--- BEGIN DATASET EXCERPT ---

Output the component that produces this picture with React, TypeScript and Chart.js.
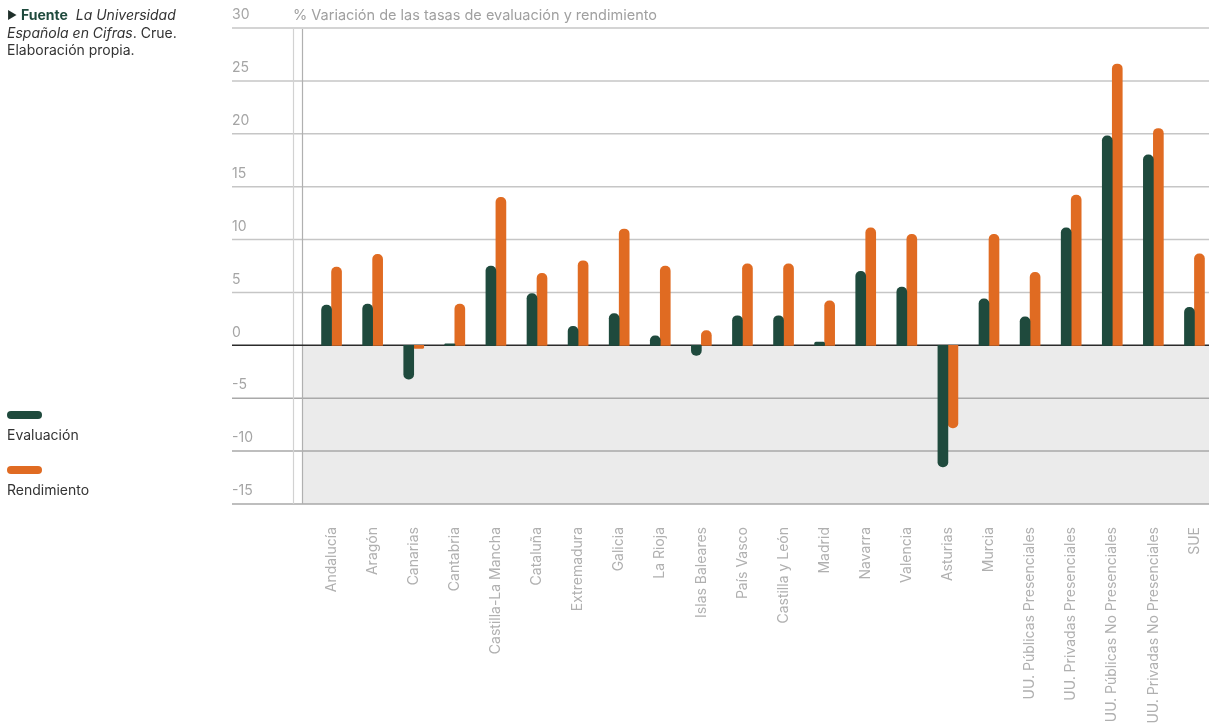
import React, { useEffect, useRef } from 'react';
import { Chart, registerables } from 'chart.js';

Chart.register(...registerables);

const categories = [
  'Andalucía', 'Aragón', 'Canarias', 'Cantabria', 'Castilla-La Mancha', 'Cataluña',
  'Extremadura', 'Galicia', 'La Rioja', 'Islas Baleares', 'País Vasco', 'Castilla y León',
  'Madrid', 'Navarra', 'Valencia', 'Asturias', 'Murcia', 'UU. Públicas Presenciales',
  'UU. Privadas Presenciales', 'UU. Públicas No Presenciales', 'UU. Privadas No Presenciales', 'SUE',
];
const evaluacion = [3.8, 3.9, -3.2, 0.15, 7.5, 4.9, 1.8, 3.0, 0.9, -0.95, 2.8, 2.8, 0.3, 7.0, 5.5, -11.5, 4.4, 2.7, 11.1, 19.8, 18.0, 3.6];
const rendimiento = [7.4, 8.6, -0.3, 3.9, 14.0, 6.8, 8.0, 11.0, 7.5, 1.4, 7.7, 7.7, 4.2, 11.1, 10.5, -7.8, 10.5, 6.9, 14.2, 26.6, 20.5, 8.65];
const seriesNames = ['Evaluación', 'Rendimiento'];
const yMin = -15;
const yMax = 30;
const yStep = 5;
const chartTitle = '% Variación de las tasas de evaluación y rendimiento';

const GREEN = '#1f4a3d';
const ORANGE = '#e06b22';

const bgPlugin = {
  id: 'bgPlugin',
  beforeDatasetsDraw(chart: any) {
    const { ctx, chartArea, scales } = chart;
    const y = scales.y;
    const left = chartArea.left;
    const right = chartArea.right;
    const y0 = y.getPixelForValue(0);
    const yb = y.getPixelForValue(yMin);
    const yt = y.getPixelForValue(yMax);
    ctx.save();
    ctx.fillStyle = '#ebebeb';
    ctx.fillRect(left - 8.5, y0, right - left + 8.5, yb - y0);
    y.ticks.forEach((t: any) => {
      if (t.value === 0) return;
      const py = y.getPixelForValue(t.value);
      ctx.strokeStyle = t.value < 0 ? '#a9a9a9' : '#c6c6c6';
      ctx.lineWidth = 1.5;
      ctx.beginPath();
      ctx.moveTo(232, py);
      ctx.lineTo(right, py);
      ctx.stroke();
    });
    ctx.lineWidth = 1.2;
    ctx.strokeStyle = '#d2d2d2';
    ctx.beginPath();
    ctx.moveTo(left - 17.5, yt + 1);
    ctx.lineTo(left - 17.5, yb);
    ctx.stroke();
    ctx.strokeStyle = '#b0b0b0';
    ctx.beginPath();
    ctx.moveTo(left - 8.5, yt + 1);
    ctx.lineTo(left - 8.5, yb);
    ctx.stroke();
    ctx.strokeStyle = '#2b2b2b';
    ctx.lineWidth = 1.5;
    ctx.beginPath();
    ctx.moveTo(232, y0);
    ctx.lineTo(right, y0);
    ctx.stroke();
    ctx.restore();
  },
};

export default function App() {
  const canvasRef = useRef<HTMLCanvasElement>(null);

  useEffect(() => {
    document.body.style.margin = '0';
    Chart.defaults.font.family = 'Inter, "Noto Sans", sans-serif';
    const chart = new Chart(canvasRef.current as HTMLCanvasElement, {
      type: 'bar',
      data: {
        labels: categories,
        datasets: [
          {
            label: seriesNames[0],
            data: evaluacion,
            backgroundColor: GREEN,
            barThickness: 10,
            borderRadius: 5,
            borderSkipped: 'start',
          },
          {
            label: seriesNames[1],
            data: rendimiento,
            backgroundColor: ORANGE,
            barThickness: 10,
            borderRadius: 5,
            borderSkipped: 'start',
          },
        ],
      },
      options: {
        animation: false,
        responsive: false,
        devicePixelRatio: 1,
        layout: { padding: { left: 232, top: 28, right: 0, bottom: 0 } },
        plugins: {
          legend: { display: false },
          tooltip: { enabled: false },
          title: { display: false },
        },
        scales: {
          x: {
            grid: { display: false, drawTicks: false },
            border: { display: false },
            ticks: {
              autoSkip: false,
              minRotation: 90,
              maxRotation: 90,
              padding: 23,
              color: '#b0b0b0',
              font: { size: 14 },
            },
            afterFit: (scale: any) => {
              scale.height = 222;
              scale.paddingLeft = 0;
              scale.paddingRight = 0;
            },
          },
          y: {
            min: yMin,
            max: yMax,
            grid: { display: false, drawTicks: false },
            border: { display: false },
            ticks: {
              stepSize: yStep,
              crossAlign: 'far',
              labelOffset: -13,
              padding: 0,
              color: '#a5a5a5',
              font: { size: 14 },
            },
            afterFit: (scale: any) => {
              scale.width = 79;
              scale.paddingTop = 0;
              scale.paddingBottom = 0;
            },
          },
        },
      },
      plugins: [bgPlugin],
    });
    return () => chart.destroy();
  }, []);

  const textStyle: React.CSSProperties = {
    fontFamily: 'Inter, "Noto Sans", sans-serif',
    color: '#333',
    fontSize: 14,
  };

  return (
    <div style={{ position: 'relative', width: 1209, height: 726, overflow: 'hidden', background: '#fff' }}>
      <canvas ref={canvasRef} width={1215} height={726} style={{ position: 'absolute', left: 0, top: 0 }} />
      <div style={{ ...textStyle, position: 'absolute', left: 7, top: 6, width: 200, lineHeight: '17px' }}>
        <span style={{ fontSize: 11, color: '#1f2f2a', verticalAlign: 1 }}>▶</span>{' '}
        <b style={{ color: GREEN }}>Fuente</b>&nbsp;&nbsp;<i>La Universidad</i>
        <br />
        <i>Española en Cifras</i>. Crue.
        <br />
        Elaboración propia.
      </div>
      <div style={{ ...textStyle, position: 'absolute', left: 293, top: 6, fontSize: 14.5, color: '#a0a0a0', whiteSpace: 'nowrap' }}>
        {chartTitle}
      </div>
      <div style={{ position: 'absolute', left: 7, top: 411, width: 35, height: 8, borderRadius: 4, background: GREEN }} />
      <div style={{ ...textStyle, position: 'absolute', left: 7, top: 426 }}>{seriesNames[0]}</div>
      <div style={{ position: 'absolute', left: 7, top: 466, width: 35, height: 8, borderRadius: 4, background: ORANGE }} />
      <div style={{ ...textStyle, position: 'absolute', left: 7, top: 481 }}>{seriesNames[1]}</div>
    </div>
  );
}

--- END DATASET EXCERPT ---

TASK INSTRUCTIONS:
All of the data above should be transcribed verbatim, with pictures omitted.

TASK SOLUTION:
Output the component that produces this picture with React, TypeScript and Chart.js.
import React, { useEffect, useRef } from 'react';
import { Chart, registerables } from 'chart.js';

Chart.register(...registerables);

const categories = [
  'Andalucía', 'Aragón', 'Canarias', 'Cantabria', 'Castilla-La Mancha', 'Cataluña',
  'Extremadura', 'Galicia', 'La Rioja', 'Islas Baleares', 'País Vasco', 'Castilla y León',
  'Madrid', 'Navarra', 'Valencia', 'Asturias', 'Murcia', 'UU. Públicas Presenciales',
  'UU. Privadas Presenciales', 'UU. Públicas No Presenciales', 'UU. Privadas No Presenciales', 'SUE',
];
const evaluacion = [3.8, 3.9, -3.2, 0.15, 7.5, 4.9, 1.8, 3.0, 0.9, -0.95, 2.8, 2.8, 0.3, 7.0, 5.5, -11.5, 4.4, 2.7, 11.1, 19.8, 18.0, 3.6];
const rendimiento = [7.4, 8.6, -0.3, 3.9, 14.0, 6.8, 8.0, 11.0, 7.5, 1.4, 7.7, 7.7, 4.2, 11.1, 10.5, -7.8, 10.5, 6.9, 14.2, 26.6, 20.5, 8.65];
const seriesNames = ['Evaluación', 'Rendimiento'];
const yMin = -15;
const yMax = 30;
const yStep = 5;
const chartTitle = '% Variación de las tasas de evaluación y rendimiento';

const GREEN = '#1f4a3d';
const ORANGE = '#e06b22';

const bgPlugin = {
  id: 'bgPlugin',
  beforeDatasetsDraw(chart: any) {
    const { ctx, chartArea, scales } = chart;
    const y = scales.y;
    const left = chartArea.left;
    const right = chartArea.right;
    const y0 = y.getPixelForValue(0);
    const yb = y.getPixelForValue(yMin);
    const yt = y.getPixelForValue(yMax);
    ctx.save();
    ctx.fillStyle = '#ebebeb';
    ctx.fillRect(left - 8.5, y0, right - left + 8.5, yb - y0);
    y.ticks.forEach((t: any) => {
      if (t.value === 0) return;
      const py = y.getPixelForValue(t.value);
      ctx.strokeStyle = t.value < 0 ? '#a9a9a9' : '#c6c6c6';
      ctx.lineWidth = 1.5;
      ctx.beginPath();
      ctx.moveTo(232, py);
      ctx.lineTo(right, py);
      ctx.stroke();
    });
    ctx.lineWidth = 1.2;
    ctx.strokeStyle = '#d2d2d2';
    ctx.beginPath();
    ctx.moveTo(left - 17.5, yt + 1);
    ctx.lineTo(left - 17.5, yb);
    ctx.stroke();
    ctx.strokeStyle = '#b0b0b0';
    ctx.beginPath();
    ctx.moveTo(left - 8.5, yt + 1);
    ctx.lineTo(left - 8.5, yb);
    ctx.stroke();
    ctx.strokeStyle = '#2b2b2b';
    ctx.lineWidth = 1.5;
    ctx.beginPath();
    ctx.moveTo(232, y0);
    ctx.lineTo(right, y0);
    ctx.stroke();
    ctx.restore();
  },
};

export default function App() {
  const canvasRef = useRef<HTMLCanvasElement>(null);

  useEffect(() => {
    document.body.style.margin = '0';
    Chart.defaults.font.family = 'Inter, "Noto Sans", sans-serif';
    const chart = new Chart(canvasRef.current as HTMLCanvasElement, {
      type: 'bar',
      data: {
        labels: categories,
        datasets: [
          {
            label: seriesNames[0],
            data: evaluacion,
            backgroundColor: GREEN,
            barThickness: 10,
            borderRadius: 5,
            borderSkipped: 'start',
          },
          {
            label: seriesNames[1],
            data: rendimiento,
            backgroundColor: ORANGE,
            barThickness: 10,
            borderRadius: 5,
            borderSkipped: 'start',
          },
        ],
      },
      options: {
        animation: false,
        responsive: false,
        devicePixelRatio: 1,
        layout: { padding: { left: 232, top: 28, right: 0, bottom: 0 } },
        plugins: {
          legend: { display: false },
          tooltip: { enabled: false },
          title: { display: false },
        },
        scales: {
          x: {
            grid: { display: false, drawTicks: false },
            border: { display: false },
            ticks: {
              autoSkip: false,
              minRotation: 90,
              maxRotation: 90,
              padding: 23,
              color: '#b0b0b0',
              font: { size: 14 },
            },
            afterFit: (scale: any) => {
              scale.height = 222;
              scale.paddingLeft = 0;
              scale.paddingRight = 0;
            },
          },
          y: {
            min: yMin,
            max: yMax,
            grid: { display: false, drawTicks: false },
            border: { display: false },
            ticks: {
              stepSize: yStep,
              crossAlign: 'far',
              labelOffset: -13,
              padding: 0,
              color: '#a5a5a5',
              font: { size: 14 },
            },
            afterFit: (scale: any) => {
              scale.width = 79;
              scale.paddingTop = 0;
              scale.paddingBottom = 0;
            },
          },
        },
      },
      plugins: [bgPlugin],
    });
    return () => chart.destroy();
  }, []);

  const textStyle: React.CSSProperties = {
    fontFamily: 'Inter, "Noto Sans", sans-serif',
    color: '#333',
    fontSize: 14,
  };

  return (
    <div style={{ position: 'relative', width: 1209, height: 726, overflow: 'hidden', background: '#fff' }}>
      <canvas ref={canvasRef} width={1215} height={726} style={{ position: 'absolute', left: 0, top: 0 }} />
      <div style={{ ...textStyle, position: 'absolute', left: 7, top: 6, width: 200, lineHeight: '17px' }}>
        <span style={{ fontSize: 11, color: '#1f2f2a', verticalAlign: 1 }}>▶</span>{' '}
        <b style={{ color: GREEN }}>Fuente</b>&nbsp;&nbsp;<i>La Universidad</i>
        <br />
        <i>Española en Cifras</i>. Crue.
        <br />
        Elaboración propia.
      </div>
      <div style={{ ...textStyle, position: 'absolute', left: 293, top: 6, fontSize: 14.5, color: '#a0a0a0', whiteSpace: 'nowrap' }}>
        {chartTitle}
      </div>
      <div style={{ position: 'absolute', left: 7, top: 411, width: 35, height: 8, borderRadius: 4, background: GREEN }} />
      <div style={{ ...textStyle, position: 'absolute', left: 7, top: 426 }}>{seriesNames[0]}</div>
      <div style={{ position: 'absolute', left: 7, top: 466, width: 35, height: 8, borderRadius: 4, background: ORANGE }} />
      <div style={{ ...textStyle, position: 'absolute', left: 7, top: 481 }}>{seriesNames[1]}</div>
    </div>
  );
}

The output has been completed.